É necessário. Ninguém quer saber mais da vida dos outros do que o estritamente necessário, mas a ausência preocupa. Outro dia mesmo, um companheiro sumiu; tinha sido internado às pressas e passou uma temporada na UTI porque ouviu a conversa de outro confrade e tomou uma dessas poções mágicas para perder uns quilinhos. Quase ficou só com os ossos.
Um efeito colateral é o aumento da minutagem da conversa sobre doenças, remédios e quetais. Havia um acordo, numa dessas confrarias, de que não se falava mais do que dez minutos nesses assuntos. O acordo morreu.
A vantagem é que ninguém está ali para afogar mágoas, como esse povo que usa o copo para fazer psicanálise ou simplesmente para embotar o pensamento. Até dia desses. O rapaz sentou-se já com um copo na mão e virou; pediu mais duas e virou. Pediu a quarta dose dupla e a nossa mesa já olhou feio para o proprietário, porque tonto é sinal de confusão e quem gosta de confusão é PM.

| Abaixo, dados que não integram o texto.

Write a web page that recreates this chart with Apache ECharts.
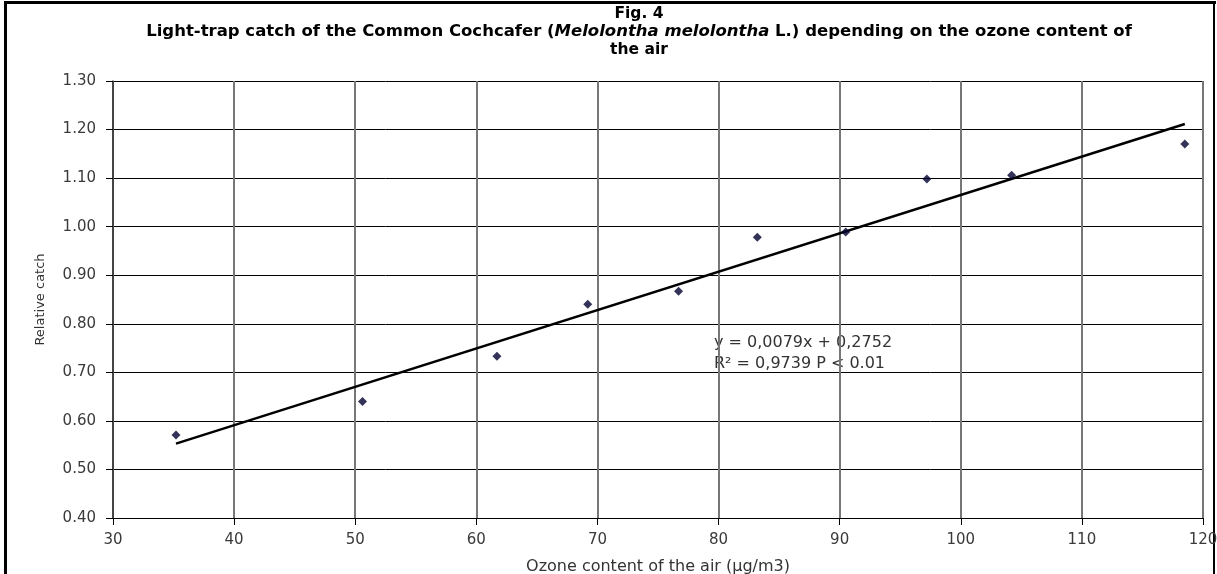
<!DOCTYPE html>
<html>
<head>
<meta charset="utf-8">
<script src="https://cdn.jsdelivr.net/npm/echarts@6/dist/echarts.min.js"></script>
<style>
html,body{margin:0;padding:0;background:#fff;}
#chart{width:1217px;height:574px;}
</style>
</head>
<body>
<div id="chart"></div>
<script>
// Data
const ozone = [35.2, 50.6, 61.7, 69.2, 76.7, 83.2, 90.5, 97.2, 104.2, 118.5];
const relativeCatch = [0.571, 0.640, 0.733, 0.840, 0.867, 0.978, 0.989, 1.098, 1.106, 1.170];
const trendSlope = 0.0079;
const trendIntercept = 0.2752;
const trendXRange = [35.2, 118.5];
const equationLines = ['y = 0,0079x + 0,2752', 'R\u00B2 = 0,9739 P < 0.01'];
const titleLines = ['Fig. 4', 'Light-trap catch of the Common Cochcafer (', 'Melolontha melolontha', ' L.) depending on the ozone content of', 'the air'];
const xAxisName = 'Ozone content of the air (\u00B5g/m3)';
const yAxisName = 'Relative catch';

const points = ozone.map((x, i) => [x, relativeCatch[i]]);
const trend = trendXRange.map(x => [x, trendSlope * x + trendIntercept]);

const FONT = 'DejaVu Sans';
const chart = echarts.init(document.getElementById('chart'), null, {renderer: 'canvas'});
chart.setOption({
  backgroundColor: '#ffffff',
  animation: false,
  title: {
    left: 639,
    top: 5,
    padding: 0,
    textAlign: 'center',
    text: '{f|' + titleLines[0] + '}\n{b|' + titleLines[1] + '}{bi|' + titleLines[2] + '}{b|' + titleLines[3] + '}\n{f|' + titleLines[4] + '}',
    textStyle: {
      fontFamily: FONT,
      fontSize: 15,
      fontWeight: 'bold',
      lineHeight: 18,
      color: '#000',
      rich: {
        f: {fontFamily: FONT, fontSize: 15.5, fontWeight: 'bold', lineHeight: 18, color: '#000'},
        b: {fontFamily: FONT, fontSize: 16.5, fontWeight: 'bold', lineHeight: 18, color: '#000'},
        bi: {fontFamily: FONT, fontSize: 16.5, fontWeight: 'bold', fontStyle: 'italic', lineHeight: 18, color: '#000'}
      }
    }
  },
  grid: {left: 113, right: 14, top: 81, bottom: 56, containLabel: false, outerBoundsMode: 'none'},
  xAxis: {
    type: 'value',
    min: 30, max: 120, interval: 10,
    name: xAxisName,
    nameLocation: 'middle',
    nameGap: 41,
    nameTextStyle: {fontFamily: FONT, fontSize: 16, color: '#333'},
    axisLine: {show: true, lineStyle: {color: '#000', width: 1}},
    axisTick: {show: true, length: 7, lineStyle: {color: '#000'}},
    axisLabel: {fontFamily: FONT, fontSize: 15, color: '#3a3a3a', margin: 15},
    splitLine: {show: true, lineStyle: {color: '#777', width: 2}}
  },
  yAxis: {
    type: 'value',
    min: 0.4, max: 1.3, interval: 0.1,
    name: yAxisName,
    nameLocation: 'middle',
    nameGap: 66,
    nameRotate: 90,
    nameTextStyle: {fontFamily: FONT, fontSize: 13, color: '#333'},
    axisLine: {show: true, lineStyle: {color: '#333', width: 1.5}},
    axisTick: {show: true, length: 7, lineStyle: {color: '#000'}},
    axisLabel: {fontFamily: FONT, fontSize: 15, color: '#3a3a3a', margin: 17, formatter: v => v.toFixed(2)},
    splitLine: {show: true, lineStyle: {color: '#000', width: 1}}
  },
  series: [
    {
      type: 'line',
      data: trend,
      symbol: 'none',
      lineStyle: {color: '#000', width: 2.5},
      silent: true,
      z: 2
    },
    {
      type: 'scatter',
      data: points,
      symbol: 'diamond',
      symbolSize: [9, 9],
      itemStyle: {color: '#000030'},
      z: 3
    }
  ],
  graphic: [
    {type: 'line', shape: {x1: 5.5, y1: 2, x2: 5.5, y2: 574}, style: {stroke: '#000', lineWidth: 3}, silent: true},
    {type: 'line', shape: {x1: 4, y1: 2.5, x2: 1216, y2: 2.5}, style: {stroke: '#000', lineWidth: 3}, silent: true},
    {type: 'line', shape: {x1: 1214, y1: 2, x2: 1214, y2: 574}, style: {stroke: '#000', lineWidth: 2}, silent: true},
    {type: 'text', left: 714, top: 335, style: {text: equationLines[0], font: '16px "DejaVu Sans"', fill: '#333'}, silent: true},
    {type: 'text', left: 714, top: 356, style: {text: equationLines[1], font: '16px "DejaVu Sans"', fill: '#333'}, silent: true}
  ]
});
</script>
</body>
</html>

Mas o estrago já estava feito. O rapaz precisava falar e começou um monólogo sobre o amor, a paixão e a fidelidade. A mesa inteira já sabia: era traição. Arrependido, o dono do bar o encaminhou, conversando com jeito, para a saída. E o que ele disse?, quisemos saber.
E o Luiz falou: “Disse que sabia o que era ser fiel e desprezado. Eu sei de tudo, eu vejo tudo e me conformo, mas qualquer dia ela vai ficar chorando”.
E de onde você tirou isso?, perguntamos. Ele se virou para aquele bando ignorante e disse balançando a cabeça para os lados: – Waldick Soriano, uai.